Women Who Have Children
Early in Careers Hurt Their
Chances to Achieve Tenure,
Report Finds
By Thomas Bartlett
June 2002
Thomas Bartlett is an Assistant Editor at the Chronicle of Higher Education and regularly writes on
teaching issues. This article first appeared in The Chronicle of Higher Education (Copyright © 2001
http://chronicle.com) in the February 12, 2002 issue. It has been reprinted in STATUS with permission.
WOMEN who have children early in
their academic careers hurt their
chances to achieve tenure, according
to a new report.
The authors of “Do Babies Matter: The
Effect of Family Formation on the Life Long
Careers of Women” said colleges should do
more to help female graduate students and
tenure-track professors who start families. “We
need to face these facts very early on and talk
about what the real work/family issues are,” said
Mary Ann Mason, dean of the graduate division
at the University of California at Berkeley, who
wrote the report with Marc Goulden, a research
analyst at the university.
The problems women with children face cut
across disciplinary boundaries. The report found
that women who had at least one child before
completing five years of post-Ph.D. work were
24 percent less likely in the sciences and 20
percent less likely in the humanities to achieve
tenure than men who became fathers during
that time. Women who waited to become
mothers until later in their careers, or did
not have children at all, were more likely to
get tenure.
For men, however, it was a different story.
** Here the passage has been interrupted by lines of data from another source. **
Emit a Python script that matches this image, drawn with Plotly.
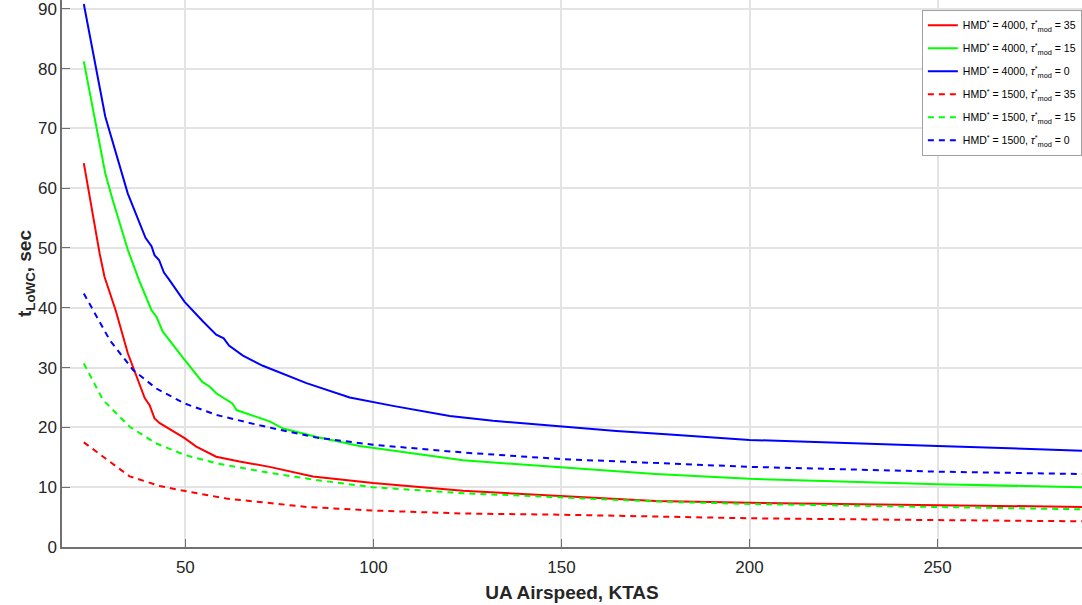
import plotly.graph_objects as go

# HMD* = 4000, tau* = 35 (red solid)
x_r4000 = [23, 24.7, 27.2, 28.5, 31.5, 34.7, 39.2, 40.5, 41.8, 43.2, 49.8, 52.9, 58.2, 64.4, 72.4, 83.9, 99.9, 123.8, 150, 175, 200, 250, 288.4]
y_r4000 = [64.2, 58.0, 49.1, 45.2, 39.5, 32.4, 24.9, 23.7, 21.5, 20.7, 18.2, 16.8, 15.1, 14.3, 13.4, 11.8, 10.7, 9.4, 8.5, 7.7, 7.4, 7.0, 6.7]

# HMD* = 4000, tau* = 15 (green solid)
x_g4000 = [23, 28.7, 30.7, 34.7, 37.7, 39.4, 41.0, 42.3, 44.0, 49.8, 54.5, 56.5, 58.2, 62.5, 63.6, 72.4, 76, 85, 96.3, 123.8, 150, 175, 200, 250, 288.4]
y_g4000 = [81.2, 62.5, 58.0, 49.7, 44.6, 41.9, 39.6, 38.5, 36.0, 31.3, 27.6, 26.8, 25.7, 24.0, 22.9, 21.0, 19.8, 18.4, 16.9, 14.5, 13.3, 12.2, 11.4, 10.5, 10.0]

# HMD* = 4000, tau* = 0 (blue solid)
x_b4000 = [23, 28.7, 34.7, 39.4, 41.0, 41.8, 43.0, 44.3, 45.6, 49.8, 54.7, 56.5, 58.2, 60.2, 61.6, 65.3, 70.6, 82.2, 93.7, 105.2, 120.3, 131.8, 150, 164.6, 178.8, 200, 250, 288.4]
y_b4000 = [90.8, 72.0, 59.1, 51.7, 50.3, 48.8, 48.0, 45.9, 44.8, 41.0, 37.7, 36.6, 35.5, 34.9, 33.7, 32.0, 30.3, 27.4, 25.0, 23.6, 21.9, 21.1, 20.1, 19.4, 18.8, 17.9, 16.9, 16.1]

# HMD* = 1500, tau* = 35 (red dashed)
x_r1500 = [23, 30.7, 35.2, 37.8, 43.2, 49.6, 60.9, 67.1, 82.2, 99.9, 123.8, 150, 175, 200, 250, 288.4]
y_r1500 = [17.5, 14.0, 11.8, 11.3, 10.2, 9.4, 8.1, 7.7, 6.7, 6.1, 5.6, 5.4, 5.05, 4.8, 4.5, 4.3]

# HMD* = 1500, tau* = 15 (green dashed)
x_g1500 = [23, 28.1, 35.2, 42.3, 49.8, 58.2, 72.4, 84.8, 99.9, 123.8, 150, 175, 200, 250, 288.4]
y_g1500 = [30.7, 24.6, 20.1, 17.3, 15.4, 14.0, 12.4, 11.2, 10.0, 9.0, 8.3, 7.6, 7.2, 6.7, 6.3]

# HMD* = 1500, tau* = 0 (blue dashed)
x_b1500 = [23, 29.9, 36.1, 42.3, 49.8, 58.2, 70, 84.8, 99.9, 123.8, 150, 175, 200, 250, 288.4]
y_b1500 = [42.4, 34.6, 29.6, 26.5, 24.0, 22.1, 20.3, 18.3, 17.1, 15.8, 14.7, 14.0, 13.4, 12.6, 12.2]

x_ticks = [50, 100, 150, 200, 250]
y_ticks = [0, 10, 20, 30, 40, 50, 60, 70, 80, 90]

series = [
    (x_r4000, y_r4000, "#ff0000", "solid", "HMD<sup>*</sup> = 4000, <i>τ</i><sup>*</sup><sub>mod</sub> = 35"),
    (x_g4000, y_g4000, "#00ff00", "solid", "HMD<sup>*</sup> = 4000, <i>τ</i><sup>*</sup><sub>mod</sub> = 15"),
    (x_b4000, y_b4000, "#0000ff", "solid", "HMD<sup>*</sup> = 4000, <i>τ</i><sup>*</sup><sub>mod</sub> = 0"),
    (x_r1500, y_r1500, "#ff0000", "dash", "HMD<sup>*</sup> = 1500, <i>τ</i><sup>*</sup><sub>mod</sub> = 35"),
    (x_g1500, y_g1500, "#00ff00", "dash", "HMD<sup>*</sup> = 1500, <i>τ</i><sup>*</sup><sub>mod</sub> = 15"),
    (x_b1500, y_b1500, "#0000ff", "dash", "HMD<sup>*</sup> = 1500, <i>τ</i><sup>*</sup><sub>mod</sub> = 0"),
]

fig = go.Figure()
for i, (xs, ys, col, dash, name) in enumerate(series):
    fig.add_trace(go.Scatter(
        x=xs, y=ys, mode="lines", name=name, legendgroup=f"g{i}",
        line=dict(color=col, width=2, dash="6px,5px" if dash == "dash" else "solid"),
    ))

axis_font = dict(family="Liberation Sans, Arial, sans-serif", size=17, color="#262626")

fig.update_layout(
    width=1082, height=605,
    margin=dict(l=62, r=0, t=0, b=58, autoexpand=False),
    paper_bgcolor="white", plot_bgcolor="white",
    font=dict(family="Liberation Sans, Arial, sans-serif", color="#262626"),
    showlegend=True,
    legend=dict(
        x=0.843, y=0.982, xanchor="left", yanchor="top",
        bgcolor="white", bordercolor="#a0a0a0", borderwidth=1,
        font=dict(size=10.5, color="#000000"),
        tracegroupgap=4, itemwidth=30,
    ),
    xaxis=dict(
        range=[17.2, 288.4], tickvals=x_ticks, ticktext=[str(v) for v in x_ticks],
        automargin=False, ticklabelstandoff=4,
        showgrid=True, gridcolor="#e3e3e3", gridwidth=1.5,
        showline=True, linecolor="#707070", linewidth=1.5,
        ticks="inside", ticklen=8, tickcolor="#707070", tickwidth=1,
        tickfont=axis_font, zeroline=False,
        title=dict(text="<b>UA Airspeed, KTAS</b>", font=dict(size=19, color="#262626"), standoff=10),
    ),
    yaxis=dict(
        range=[0, 91.47], tickvals=y_ticks, ticktext=[str(v) for v in y_ticks],
        automargin=False, ticklabeloverflow="allow",
        showgrid=True, gridcolor="#e3e3e3", gridwidth=1.5,
        showline=True, linecolor="#707070", linewidth=1.5,
        ticks="inside", ticklen=8, tickcolor="#707070", tickwidth=1,
        tickfont=axis_font, zeroline=False,
        title=dict(text="<b>t<sub>LoWC</sub>, sec</b>", font=dict(size=19, color="#262626"), standoff=0),
    ),
)

fig.write_html(
    "out.html",
    config={"displayModeBar": False},
    post_script="document.body.style.margin='0';document.body.style.overflow='hidden';",
)
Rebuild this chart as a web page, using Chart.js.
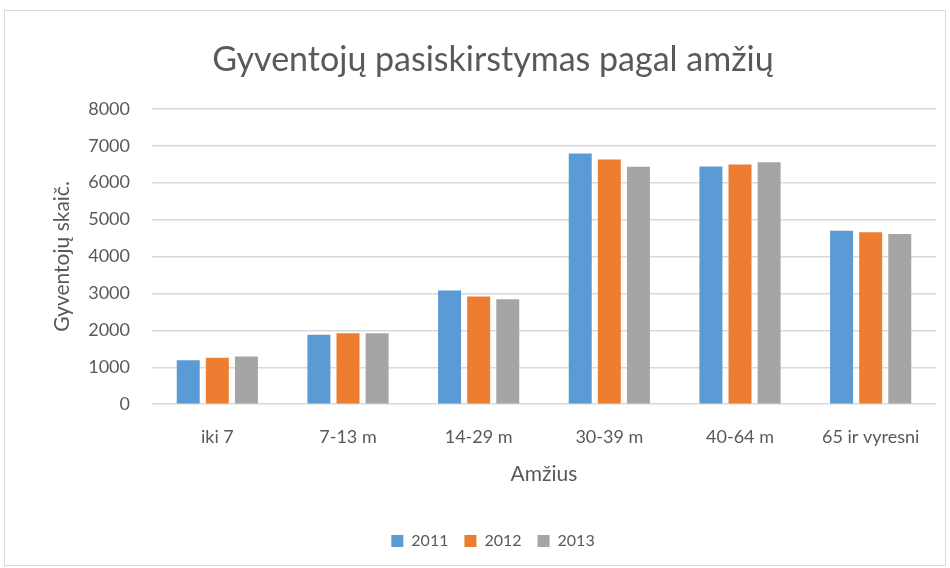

Those who became fathers during the first five
years of their careers were actually more likely
to achieve tenure than men who did not.
Also, a majority of women who achieve
tenure in the humanities have not had children
in the household — 62 percent. The number
was 50 percent for women in sciences.
The trend remained consistent even at different
types of institutions. “The early baby gap is
evident at large, research universities as well as
small, liberal arts colleges,” Ms. Mason said in
an interview.
The report suggests several ways in which
colleges could help women in academe who
have children, including:
- Providing mentors for graduate and
post-doctoral students specifically to
focus on family/ career conflicts.
- Stopping the tenure clock for childbirth
and caring for a young child.
- Creating faculty support groups for
family issues.
- Accommodating couples in which both
partners work in academe.
- Providing a part-time tenure track with “re-entry rights” and discounting “resume
gaps” for candidates who have been
inactive for a few years because they
had children.
The report used data from the Survey of
Doctorate Recipients, conducted by the National
Science Foundation, from 1973 to 1999.